Requirements —
Beginning with the opening line of the entries, return every line through the one containing "import seaborn as sns", both included, and nothing else. Omit pictures.

>>>

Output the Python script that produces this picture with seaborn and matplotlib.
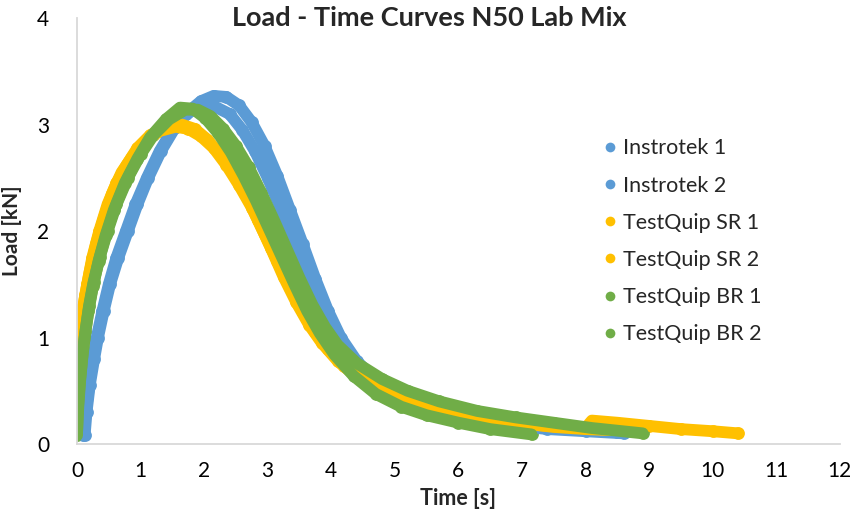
import numpy as np
import pandas as pd
import matplotlib
matplotlib.use("Agg")
import matplotlib.pyplot as plt
from matplotlib.lines import Line2D
import seaborn as sns

# ---- data ----
inst1_x = [0.12, 0.15, 0.2, 0.27, 0.33, 0.42, 0.52, 0.65, 0.8, 0.95, 1.12, 1.32, 1.55, 1.75, 1.95, 2.15, 2.35,
           2.55, 2.75, 2.95, 3.15, 3.35, 3.55, 3.75, 3.95, 4.15, 4.4, 4.7, 5.0, 5.4, 5.8, 6.3, 6.8, 7.4, 8.0, 8.5]
inst1_y = [0.08, 0.3, 0.55, 0.8, 1.0, 1.25, 1.5, 1.75, 2.0, 2.25, 2.5, 2.75, 2.98, 3.12, 3.22, 3.27, 3.26,
           3.18, 3.02, 2.8, 2.52, 2.2, 1.88, 1.55, 1.25, 1.0, 0.78, 0.6, 0.48, 0.38, 0.31, 0.25, 0.2, 0.16, 0.13, 0.11]

inst2_x = [0.1, 0.14, 0.19, 0.25, 0.31, 0.4, 0.5, 0.62, 0.77, 0.92, 1.1, 1.3, 1.52, 1.72, 1.92, 2.1, 2.4,
           2.6, 2.8, 3.0, 3.2, 3.4, 3.6, 3.8, 4.0, 4.2, 4.45, 4.75, 5.05, 5.4, 5.8, 6.3, 6.8, 7.4, 8.0, 8.6]
inst2_y = [0.08, 0.3, 0.55, 0.8, 1.0, 1.25, 1.5, 1.75, 2.0, 2.25, 2.5, 2.75, 2.97, 3.1, 3.17, 3.19, 3.1,
           2.95, 2.75, 2.5, 2.22, 1.92, 1.62, 1.33, 1.1, 0.9, 0.72, 0.56, 0.45, 0.35, 0.28, 0.22, 0.18, 0.14, 0.12, 0.1]

sr1_x = [0.0, 0.0, 0.01, 0.03, 0.06, 0.1, 0.16, 0.24, 0.35, 0.48, 0.62, 0.78, 0.95, 1.15, 1.4, 1.65, 1.85,
         2.05, 2.25, 2.45, 2.65, 2.85, 3.05, 3.25, 3.45, 3.65, 3.85, 4.1, 4.4, 4.8, 5.2, 5.7, 6.2, 6.8, 7.4,
         8.0, 8.1, 8.5, 9.0, 9.5, 10.0, 10.4]
sr1_y = [0.1, 0.3, 0.6, 0.85, 1.1, 1.3, 1.5, 1.75, 2.0, 2.25, 2.45, 2.62, 2.78, 2.9, 2.98, 3.0, 2.96,
         2.86, 2.72, 2.55, 2.35, 2.1, 1.84, 1.57, 1.33, 1.12, 0.95, 0.78, 0.63, 0.5, 0.4, 0.32, 0.26, 0.21, 0.17,
         0.15, 0.22, 0.2, 0.17, 0.14, 0.12, 0.1]

sr2_x = [0.0, 0.0, 0.02, 0.04, 0.08, 0.13, 0.2, 0.3, 0.42, 0.55, 0.7, 0.87, 1.05, 1.3, 1.55, 1.75, 1.95,
         2.15, 2.35, 2.55, 2.75, 2.95, 3.15, 3.35, 3.55, 3.75, 3.95, 4.2, 4.5, 4.9, 5.3, 5.8, 6.3, 6.9, 7.5,
         8.0, 8.4]
sr2_y = [0.15, 0.45, 0.7, 0.95, 1.2, 1.4, 1.62, 1.88, 2.12, 2.35, 2.55, 2.7, 2.83, 2.94, 2.98, 2.96, 2.89,
         2.78, 2.62, 2.43, 2.22, 1.97, 1.72, 1.47, 1.24, 1.05, 0.89, 0.73, 0.6, 0.48, 0.39, 0.31, 0.25, 0.2, 0.16,
         0.14, 0.13]

br1_x = [0.0, 0.02, 0.05, 0.09, 0.13, 0.19, 0.26, 0.36, 0.48, 0.62, 0.8, 1.0, 1.2, 1.45, 1.7, 1.9, 2.1,
         2.3, 2.5, 2.7, 2.9, 3.1, 3.3, 3.5, 3.7, 3.9, 4.1, 4.4, 4.8, 5.2, 5.7, 6.3, 6.9, 7.5, 8.1, 8.9]
br1_y = [0.1, 0.35, 0.6, 0.85, 1.05, 1.3, 1.52, 1.76, 2.0, 2.25, 2.5, 2.72, 2.9, 3.05, 3.14, 3.14, 3.08,
         2.96, 2.8, 2.6, 2.36, 2.1, 1.83, 1.56, 1.31, 1.1, 0.93, 0.76, 0.61, 0.5, 0.4, 0.31, 0.25, 0.2, 0.15, 0.1]

br2_x = [0.0, 0.01, 0.04, 0.08, 0.12, 0.18, 0.25, 0.34, 0.45, 0.58, 0.75, 0.95, 1.15, 1.4, 1.62, 1.82, 2.02,
         2.22, 2.42, 2.62, 2.82, 3.02, 3.22, 3.42, 3.62, 3.82, 4.05, 4.35, 4.7, 5.1, 5.5, 6.0, 6.5, 7.15]
br2_y = [0.08, 0.3, 0.55, 0.8, 1.0, 1.25, 1.48, 1.72, 1.96, 2.2, 2.45, 2.68, 2.88, 3.05, 3.16, 3.15, 3.06,
         2.92, 2.74, 2.52, 2.28, 2.02, 1.76, 1.5, 1.25, 1.04, 0.84, 0.64, 0.47, 0.35, 0.27, 0.2, 0.14, 0.09]

series_names = ["Instrotek 1", "Instrotek 2", "TestQuip SR 1", "TestQuip SR 2", "TestQuip BR 1", "TestQuip BR 2"]
series_x = [inst1_x, inst2_x, sr1_x, sr2_x, br1_x, br2_x]
series_y = [inst1_y, inst2_y, sr1_y, sr2_y, br1_y, br2_y]
x_ticks = list(range(0, 13))
y_ticks = [0, 1, 2, 3, 4]

BLUE, YELLOW, GREEN = "#5B9BD5", "#FFC000", "#70AD47"
palette = {"Instrotek 1": BLUE, "Instrotek 2": BLUE,
           "TestQuip SR 1": YELLOW, "TestQuip SR 2": YELLOW,
           "TestQuip BR 1": GREEN, "TestQuip BR 2": GREEN}

rows = []
for name, xs, ys in zip(series_names, series_x, series_y):
    for i, (xv, yv) in enumerate(zip(xs, ys)):
        rows.append({"series": name, "order": i, "Time": xv, "Load": yv})
df = pd.DataFrame(rows)

sns.set_theme(style="white")
plt.rcParams['font.family'] = ['Lato', 'DejaVu Sans']

fig = plt.figure(figsize=(8.5, 5.19), dpi=100)
ax = fig.add_axes([0.0906, 0.1445, 0.8974, 0.8205])

for name in series_names:
    sub = df[df["series"] == name].sort_values("order")
    sns.lineplot(data=sub, x="Time", y="Load", sort=False, estimator=None, ax=ax,
                 color=palette[name], linewidth=8.5, solid_capstyle="round",
                 solid_joinstyle="round", legend=False)
    sns.scatterplot(data=sub, x="Time", y="Load", ax=ax, color=palette[name],
                    s=85, linewidth=0, legend=False)

ax.set_xlim(0, 12)
ax.set_ylim(0, 4)
ax.set_xticks(x_ticks)
ax.set_yticks(y_ticks)
ax.tick_params(axis="both", length=0, labelsize=15, colors="#000000")
ax.tick_params(axis="y", pad=20)
ax.tick_params(axis="x", pad=12)
for s in ["top", "right"]:
    ax.spines[s].set_visible(False)
for s in ["left", "bottom"]:
    ax.spines[s].set_color("#D9D9D9")
    ax.spines[s].set_linewidth(1.3)
ax.grid(False)

ax.set_xlabel("Time [s]", fontsize=15.5, fontweight="bold", labelpad=5)
ax.set_ylabel("Load [kN]", fontsize=15, fontweight="bold", labelpad=11)

fig.text(0.505, 0.965, "Load - Time Curves N50 Lab Mix", ha="center", va="center",
         fontsize=19.5, fontweight="bold")

handles = [Line2D([0], [0], marker="o", linestyle="none", markersize=7,
                  markerfacecolor=palette[n], markeredgewidth=0) for n in series_names]
leg = ax.legend(handles, series_names, loc="upper left", bbox_to_anchor=(0.695, 0.75),
                bbox_transform=fig.transFigure, frameon=False, fontsize=15.5,
                handletextpad=0.1, labelspacing=0.8, handlelength=1.0, borderaxespad=0)

fig.savefig("out.png", dpi=100)
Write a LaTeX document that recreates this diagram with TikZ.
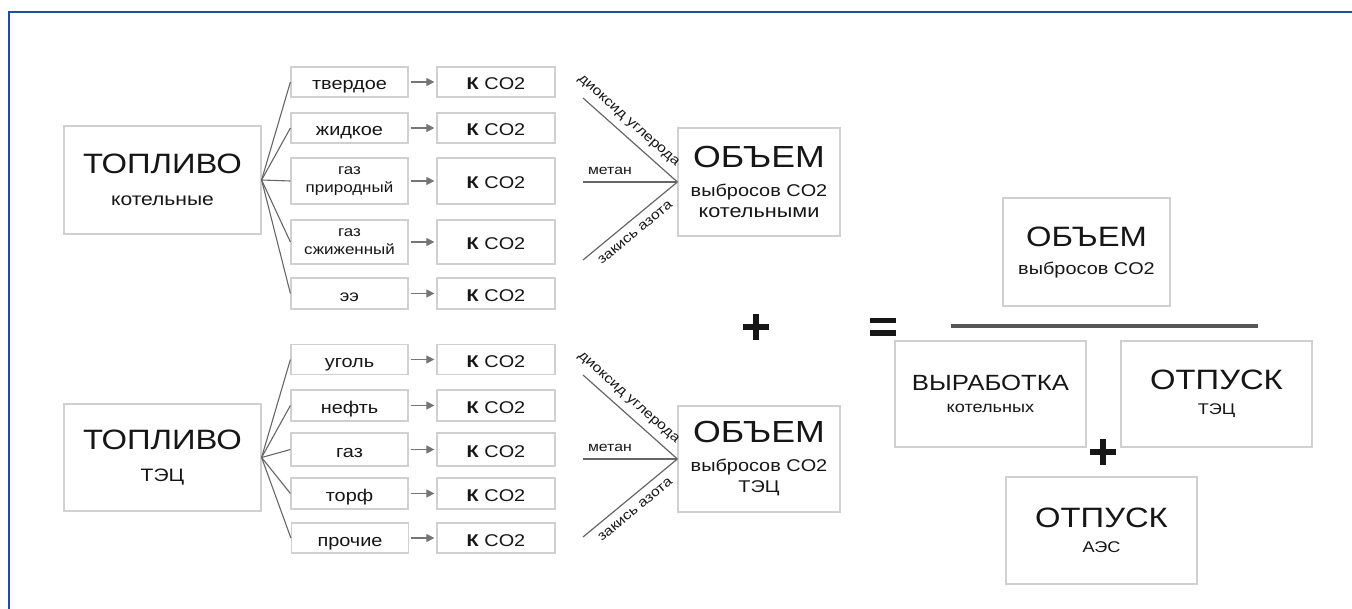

<<<

Solved problem —
Output the Python script that produces this picture with seaborn and matplotlib.
import numpy as np
import pandas as pd
import matplotlib
matplotlib.use("Agg")
import matplotlib.pyplot as plt
from matplotlib.lines import Line2D
import seaborn as sns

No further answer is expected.